Begin Material for the task

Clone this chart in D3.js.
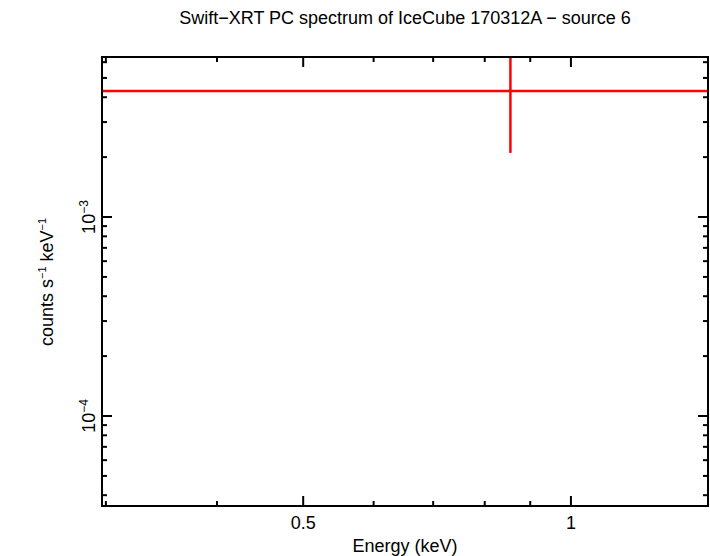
<!DOCTYPE html>
<html><head><meta charset="utf-8">
<script src="https://cdn.jsdelivr.net/npm/d3@7"></script>
<style>body{margin:0;background:#fff}text{font-family:"Liberation Sans",Arial,sans-serif}</style>
</head><body><svg id="c" width="710" height="556"></svg>
<script>
const title = "Swift\u2212XRT PC spectrum of IceCube 170312A \u2212 source 6";
const xDomain = [0.297, 1.426];
const yDomain = [3.53e-5, 6.37e-3];
const xMajor = [0.5, 1];
const xMinor = [0.3, 0.4, 0.6, 0.7, 0.8, 0.9];
const yMajorExp = [-4, -3];
const energy = [0.855];
const energyLo = [0.2];
const energyHi = [2.0];
const rate = [4.3e-3];
const rateLo = [2.1e-3];
const rateHi = [8e-3];

const svg = d3.select("#c");
const L=102, R=708, T=57, B=506;
const x = d3.scaleLog().domain(xDomain).range([L,R]);
const y = d3.scaleLog().domain(yDomain).range([B,T]);

svg.append("defs").append("clipPath").attr("id","clip").append("rect")
  .attr("x",L).attr("y",T).attr("width",R-L).attr("height",B-T);
const g = svg.append("g").attr("clip-path","url(#clip)");
energy.forEach((e,i)=>{
  g.append("line").attr("x1",x(energyLo[i])).attr("x2",x(energyHi[i])).attr("y1",y(rate[i])).attr("y2",y(rate[i])).attr("stroke","#f00").attr("stroke-width",2.5);
  g.append("line").attr("x1",x(e)).attr("x2",x(e)).attr("y1",y(rateLo[i])).attr("y2",y(rateHi[i])).attr("stroke","#f00").attr("stroke-width",2.5);
});

const ax = svg.append("g").attr("stroke","#000").attr("stroke-width",2);
ax.append("rect").attr("x",L).attr("y",T).attr("width",R-L).attr("height",B-T).attr("fill","none");
function xt(v,len){ax.append("line").attr("x1",x(v)).attr("x2",x(v)).attr("y1",B).attr("y2",B-len);
  ax.append("line").attr("x1",x(v)).attr("x2",x(v)).attr("y1",T).attr("y2",T+len);}
xMajor.forEach(v=>xt(v,10)); xMinor.forEach(v=>xt(v,5));
function yt(v,len){ax.append("line").attr("y1",y(v)).attr("y2",y(v)).attr("x1",L).attr("x2",L+len);
  ax.append("line").attr("y1",y(v)).attr("y2",y(v)).attr("x1",R).attr("x2",R-len);}
for(let e=-5;e<=-2;e++){for(let m=1;m<=9;m++){const v=m*Math.pow(10,e);
  if(v>=yDomain[0]&&v<=yDomain[1]) yt(v,m===1?10:5);}}

xMajor.forEach(v=>svg.append("text").attr("x",x(v)).attr("y",529).attr("text-anchor","middle").attr("font-size",18).text(v));
yMajorExp.forEach(e=>{
  const t=svg.append("text").attr("transform",`translate(95,${y(Math.pow(10,e))}) rotate(-90)`).attr("text-anchor","middle").attr("font-size",18);
  t.append("tspan").text("10");
  t.append("tspan").attr("dy",-7).attr("font-size",12).text("\u2212"+(-e));
});
svg.append("text").attr("x",405).attr("y",552).attr("text-anchor","middle").attr("font-size",18).text("Energy (keV)");
const yl=svg.append("text").attr("transform","translate(53,282) rotate(-90)").attr("text-anchor","middle").attr("font-size",18);
yl.append("tspan").text("counts s");
yl.append("tspan").attr("dy",-7).attr("font-size",11).text("\u22121");
yl.append("tspan").attr("dy",7).text(" keV");
yl.append("tspan").attr("dy",-7).attr("font-size",11).text("\u22121");
svg.append("text").attr("x",405).attr("y",24).attr("text-anchor","middle").attr("font-size",18).text(title);
</script></body></html>
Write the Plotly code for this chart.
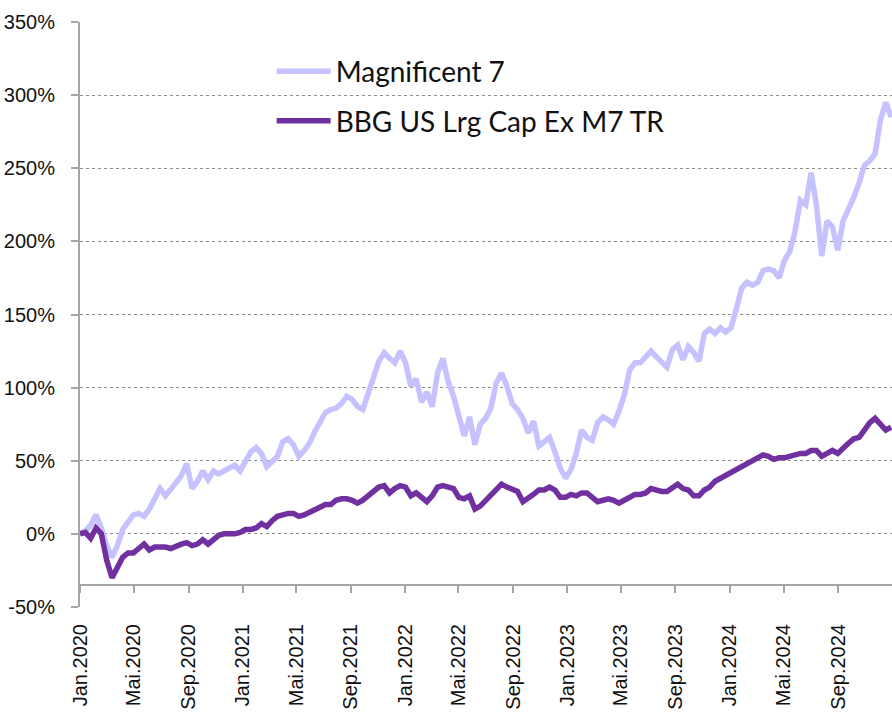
import plotly.graph_objects as go
import pandas as pd

# x sampling: one observation every 12 days starting 1 Jan 2020
START_DATE = "2020-01-01"
N_POINTS = 153
STEP = "12D"
DATES = pd.date_range(START_DATE, periods=N_POINTS, freq=STEP)

# Cumulative performance in %
M7 = [
    0, 2, 6, 13, 4, -8, -16, -8, 3, 8,
    13, 14, 12, 17, 24, 31, 26, 30, 35, 40,
    48, 31, 36, 43, 37, 43, 41, 43, 45, 47,
    43, 49, 56, 59, 55, 46, 49, 53, 63, 65,
    61, 53, 57, 62, 70, 77, 83, 85, 86, 89,
    94, 92, 87, 85, 95, 107, 118, 124, 120, 117,
    125, 117, 101, 106, 90, 97, 87, 110, 120, 104,
    94, 82, 67, 80, 61, 75, 79, 86, 103, 110,
    101, 89, 85, 79, 69, 77, 60, 63, 66, 56,
    45, 38, 44, 55, 71, 66, 64, 76, 80, 78,
    75, 84, 95, 112, 117, 117, 121, 125, 121, 117,
    114, 126, 129, 119, 128, 124, 118, 137, 140, 137,
    141, 138, 141, 154, 168, 172, 170, 172, 180, 181,
    180, 175, 187, 193, 207, 228, 225, 247, 225, 190,
    214, 210, 194, 214, 221, 230, 240, 252, 255, 260,
    283, 295, 285,
]

BBG = [
    0, 1, -3, 4, 0, -18, -30, -22, -16, -13,
    -13, -10, -7, -11, -9, -9, -9, -10, -8, -7,
    -6, -8, -7, -4, -7, -4, -1, 0, 0, 0,
    1, 3, 3, 4, 7, 5, 9, 12, 13, 14,
    14, 12, 13, 15, 17, 19, 20, 20, 23, 24,
    24, 23, 21, 23, 26, 29, 32, 33, 28, 31,
    33, 32, 26, 28, 25, 22, 26, 32, 33, 32,
    31, 25, 24, 26, 17, 19, 23, 26, 30, 34,
    32, 30, 29, 22, 24, 27, 30, 30, 32, 30,
    25, 25, 27, 26, 28, 28, 25, 22, 23, 24,
    23, 21, 23, 25, 27, 27, 28, 31, 30, 29,
    29, 32, 34, 31, 30, 26, 26, 30, 32, 36,
    38, 39, 41, 43, 45, 47, 50, 52, 54, 53,
    51, 52, 52, 53, 54, 55, 55, 57, 57, 53,
    55, 57, 55, 59, 62, 65, 66, 71, 76, 79,
    75, 71, 73,
]

SERIES_NAMES = ["Magnificent 7", "BBG US Lrg Cap Ex M7 TR"]

TICK_DATES = [
    "2020-01-01", "2020-05-01", "2020-09-01",
    "2021-01-01", "2021-05-01", "2021-09-01",
    "2022-01-01", "2022-05-01", "2022-09-01",
    "2023-01-01", "2023-05-01", "2023-09-01",
    "2024-01-01", "2024-05-01", "2024-09-01",
]
TICK_TEXT = [
    "Jan.2020", "Mai.2020", "Sep.2020",
    "Jan.2021", "Mai.2021", "Sep.2021",
    "Jan.2022", "Mai.2022", "Sep.2022",
    "Jan.2023", "Mai.2023", "Sep.2023",
    "Jan.2024", "Mai.2024", "Sep.2024",
]
Y_TICKS = [-50, 0, 50, 100, 150, 200, 250, 300, 350]
Y_TICK_TEXT = ["-50%", "0%", "50%", "100%", "150%", "200%", "250%", "300%", "350%"]
X_RANGE = ["2020-01-01", "2024-12-31"]
Y_RANGE = [-50, 350]
X_AXIS_CROSS = -35  # value where the category axis line crosses

LIGHT = "#C6C2FF"
DARK = "#7030A0"
AXIS_GREY = "#A6A6A6"
GRID_GREY = "#8C8C8C"
X_TICK_FONT = dict(family="Liberation Sans, Arial, sans-serif", size=20, color="#111111")
Y_TICK_FONT = dict(family="Liberation Sans, Arial, sans-serif", size=20, color="#111111")

fig = go.Figure()
fig.add_trace(go.Scatter(
    x=DATES, y=M7, name=SERIES_NAMES[0], mode="lines",
    line=dict(color=LIGHT, width=5.5), xaxis="x", yaxis="y",
    legendgroup="g1", hoverinfo="skip",
))
fig.add_trace(go.Scatter(
    x=DATES, y=BBG, name=SERIES_NAMES[1], mode="lines",
    line=dict(color=DARK, width=5.5), xaxis="x2", yaxis="y",
    legendgroup="g2", hoverinfo="skip",
))

fig.update_layout(
    width=892, height=712,
    margin=dict(l=80, r=0, t=22, b=105, autoexpand=False),
    paper_bgcolor="white", plot_bgcolor="white",
    showlegend=True,
    legend=dict(
        x=0.236, y=0.958, xanchor="left", yanchor="top",
        bgcolor="rgba(0,0,0,0)", borderwidth=0,
        font=dict(family="Lato, Noto Sans, sans-serif", size=28, color="#111111"),
        itemwidth=54, tracegroupgap=10,
    ),
    xaxis=dict(
        type="date", range=X_RANGE, automargin=False,
        tickmode="array", tickvals=TICK_DATES, ticktext=TICK_TEXT,
        tickangle=-90, tickfont=X_TICK_FONT,
        showline=False, showgrid=False, zeroline=False, ticks="",
        ticklabelstandoff=12,
    ),
    xaxis2=dict(
        type="date", matches="x", overlaying="x", automargin=False,
        anchor="free",
        position=(X_AXIS_CROSS - Y_RANGE[0]) / (Y_RANGE[1] - Y_RANGE[0]),
        side="bottom",
        tickmode="array", tickvals=TICK_DATES, showticklabels=False,
        showline=True, linecolor=AXIS_GREY, linewidth=2,
        ticks="outside", ticklen=7, tickcolor=AXIS_GREY, tickwidth=1.5,
        showgrid=False, zeroline=False,
    ),
    yaxis=dict(
        range=Y_RANGE, automargin=False,
        tickmode="array", tickvals=Y_TICKS, ticktext=Y_TICK_TEXT,
        tickfont=Y_TICK_FONT,
        showgrid=True, gridcolor=GRID_GREY, griddash="dot", gridwidth=1,
        zeroline=False,
        showline=True, linecolor=AXIS_GREY, linewidth=2,
        ticks="outside", ticklen=7, tickcolor=AXIS_GREY, tickwidth=1.5,
        ticklabelstandoff=12,
    ),
)

fig.write_html(
    "out.html",
    config={"displayModeBar": False},
    post_script="document.body.style.margin='0px';document.body.style.overflow='hidden';",
)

End Material for the task

#### [What is required]
Above are records; repeat only the lines from the line with "Write the Plotly code for this chart." through the line with "DATES = pd.date_range(START_DATE, periods=N_POINTS, freq=STEP)", and leave pictures out.

#### [Exercise result]
Write the Plotly code for this chart.
import plotly.graph_objects as go
import pandas as pd

# x sampling: one observation every 12 days starting 1 Jan 2020
START_DATE = "2020-01-01"
N_POINTS = 153
STEP = "12D"
DATES = pd.date_range(START_DATE, periods=N_POINTS, freq=STEP)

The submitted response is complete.